If you mean me, then no. It's just how the lens reflects back in certain setups/iris positions/zoom position, plus it was only really noticeable on end credits, though it must have effected ANSI contrast to a degree. I have good convergence too so wouldn't want to risk getting it changed for a worse one.

A guy called Manni who posts elsewhere measured the ANSI contrast of various JVC projectors and confirmed that they give least ANSI contrast in a zero shift position and most with shift applied. As ANSI contrast is low on the JVCs I prefer to maximise it by a set up that allows some shift. However, there are many posts on other forums where members are so obsessed with sharpness that they will only install at dead level position. This is also the case for users of the Dalite High Power screen, so it's something to consider.

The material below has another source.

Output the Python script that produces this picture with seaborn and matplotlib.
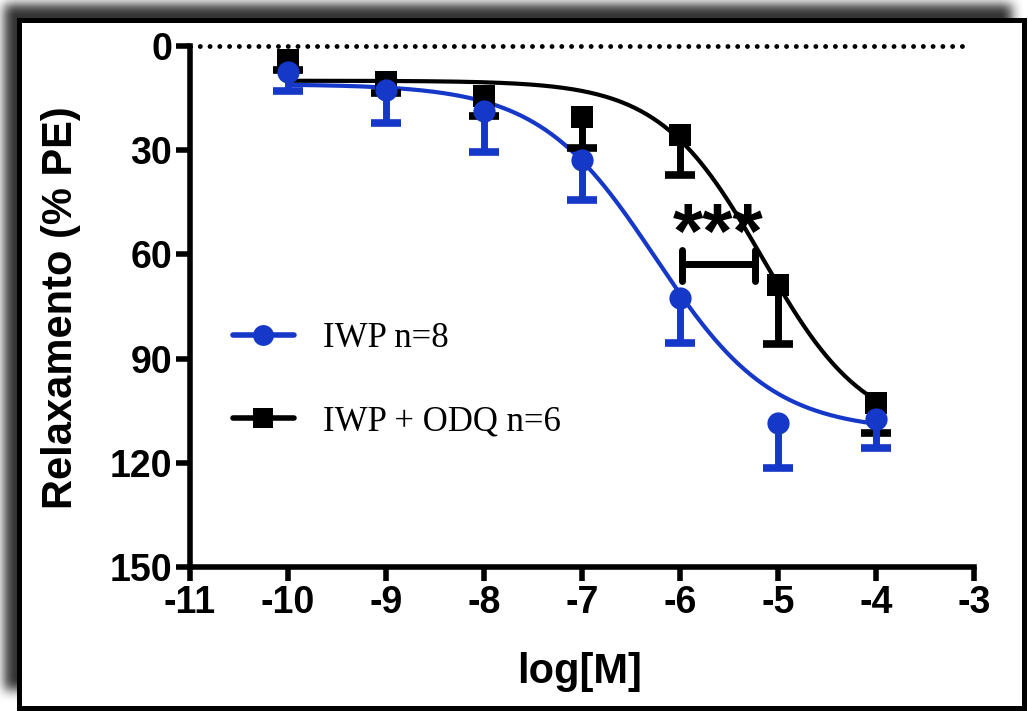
import numpy as np
import pandas as pd
import matplotlib
matplotlib.use("Agg")
import matplotlib.pyplot as plt
import seaborn as sns
from matplotlib.lines import Line2D

# data
log_conc = [-10, -9, -8, -7, -6, -5, -4]

iwp_mean = [7.4, 12.7, 18.6, 32.8, 72.6, 108.5, 107.5]
iwp_sem = [5.6, 9.4, 12.0, 11.5, 12.8, 13.0, 8.3]

odq_mean = [4.0, 10.3, 14.4, 20.4, 25.6, 68.8, 102.7]
odq_sem = [3.0, 3.1, 5.8, 9.0, 11.5, 17.0, 8.8]

# fitted sigmoid parameters (bottom, top, logEC50, hill slope)
iwp_fit = (11, 111, -6.25, 0.73)
odq_fit = (10, 112, -5.16, 0.83)

labels = ["IWP n=8", "IWP + ODQ n=6"]
xticks = [-11, -10, -9, -8, -7, -6, -5, -4, -3]
yticks = [0, 30, 60, 90, 120, 150]

sig_x = (-5.98, -5.23)
sig_y = 62.8
sig_text_pos = (-5.61, 55.0)

blue = "#1538c8"
black = "#000000"

sns.set_theme(style="white")
plt.rcParams["axes.unicode_minus"] = False
plt.rcParams["font.family"] = ["Liberation Sans", "DejaVu Sans"]
plt.rcParams["text.color"] = "black"
plt.rcParams["axes.labelcolor"] = "black"

W, H = 1028, 711
fig = plt.figure(figsize=(W / 100, H / 100), dpi=100)

# background: drop shadow + black frame
mask = np.zeros((H, W))
mask[4:690, 4:1012] = 1.0
k = np.ones(13) / 13
for _ in range(2):
    mask = np.apply_along_axis(lambda r: np.convolve(r, k, mode="same"), 1, mask)
    mask = np.apply_along_axis(lambda c: np.convolve(c, k, mode="same"), 0, mask)
bg = 1 - 0.8 * mask
img = np.dstack([bg, bg, bg])
img[18:711, 17:1027] = 0.0
img[23:706, 22:1022] = 1.0
fig.figimage(img, 0, 0, origin="upper", zorder=-10)

ax = fig.add_axes([190 / W, 1 - 567 / H, 784 / W, 521 / H])
ax.set_facecolor("none")


def hill(x, p):
    bottom, top, ec50, slope = p
    return bottom + (top - bottom) / (1 + 10 ** ((ec50 - x) * slope))


xs = np.linspace(-10, -4, 300)
curves = pd.concat([
    pd.DataFrame({"x": xs, "y": hill(xs, odq_fit), "grp": labels[1]}),
    pd.DataFrame({"x": xs, "y": hill(xs, iwp_fit), "grp": labels[0]}),
])
sns.lineplot(data=curves, x="x", y="y", hue="grp", palette={labels[0]: blue, labels[1]: black},
             linewidth=3, legend=False, ax=ax, zorder=3)

# reference line at 0
ax.plot([-11, -3.08], [0, 0], color="black", lw=3.5, linestyle=(0, (0.01, 2)),
        dash_capstyle="round", zorder=2, clip_on=False)

# one-sided error bars (only the lower side, away from zero)
for mean, sem, col, mk, z in [(odq_mean, odq_sem, black, "s", 4), (iwp_mean, iwp_sem, blue, "o", 5)]:
    ends = np.array(mean) + np.array(sem)
    ax.vlines(log_conc, mean, ends, color=col, lw=5, zorder=z)
    ax.plot(log_conc, ends, linestyle="none", marker="_", markersize=21, markeredgewidth=5.5,
            color=col, zorder=z, solid_capstyle="round")
    ax.plot(log_conc, mean, linestyle="none", marker=mk, markersize=16, color=col,
            markeredgewidth=0, zorder=z, clip_on=False)

# significance bracket
ax.plot([sig_x[0], sig_x[1]], [sig_y, sig_y], color="black", lw=5, solid_capstyle="butt", zorder=6)
for sx in sig_x:
    ax.plot([sx, sx], [sig_y - 4.2, sig_y + 4.8], color="black", lw=5, solid_capstyle="round", zorder=6)
ax.text(sig_text_pos[0], sig_text_pos[1], "***", ha="center", va="center", fontsize=56,
        fontweight="bold", zorder=6)

ax.set_xlim(-11, -3)
ax.set_ylim(150, 0)
ax.set_xlabel("")
ax.set_ylabel("")
ax.set_xticks(xticks)
ax.set_xticklabels([str(t) for t in xticks])
ax.set_yticks(yticks)
ax.set_yticklabels([str(t) for t in yticks])
ax.tick_params(axis="both", which="major", direction="out", length=10, width=4, pad=3,
               labelsize=27, colors="black", bottom=True, left=True)
for lab in ax.get_xticklabels() + ax.get_yticklabels():
    lab.set_fontweight("bold")
for s in ["top", "right"]:
    ax.spines[s].set_visible(False)
for s in ["left", "bottom"]:
    ax.spines[s].set_linewidth(4)
    ax.spines[s].set_color("black")

fig.text(61 / W, 1 - 308 / H, "Relaxamento (% PE)", rotation=90, ha="center", va="center",
         fontsize=30, fontweight="bold")
fig.text(580 / W, 1 - 672 / H, "log[M]", ha="center", va="center", fontsize=30, fontweight="bold")

handles = [
    Line2D([], [], color=blue, lw=4, marker="o", markersize=15, markeredgewidth=0),
    Line2D([], [], color=black, lw=4, marker="s", markersize=15, markeredgewidth=0),
]
fig.legend(handles, labels, loc="center left", bbox_to_anchor=(233 / W, 1 - 380 / H),
           frameon=False, borderpad=0, borderaxespad=0, handlelength=1.75, handletextpad=0.85,
           labelspacing=1.45, prop={"family": ["Liberation Serif", "DejaVu Serif"], "size": 25})

fig.savefig("out.png", dpi=100)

I will say that I think my issue (not so sure about the OP's) is that it is worse with smaller iris settings. I do wonder if the OPs issue might be something to do with the extra lens used in the Eshift, but the other poster has an RS45 which doesn't have Eshift, so maybe not...


----------



## Todd Anderson (Jul 24, 2009)

Yeah, the question was directed at you -- thanks got the response! ;-)

I only notice the issue on with white on black lettering... From my seating position it's only noticeable if the letter is really big. I've never had it be disruptive during a movie.

I'll email JVC and see what they have to say.


----------



## Yiannis1970 (Sep 2, 2012)

I believe it's a typical case of colour aberration caused by the lens. At least to me, looks that way...

http://en.wikipedia.org/wiki/Chromatic_aberration


----------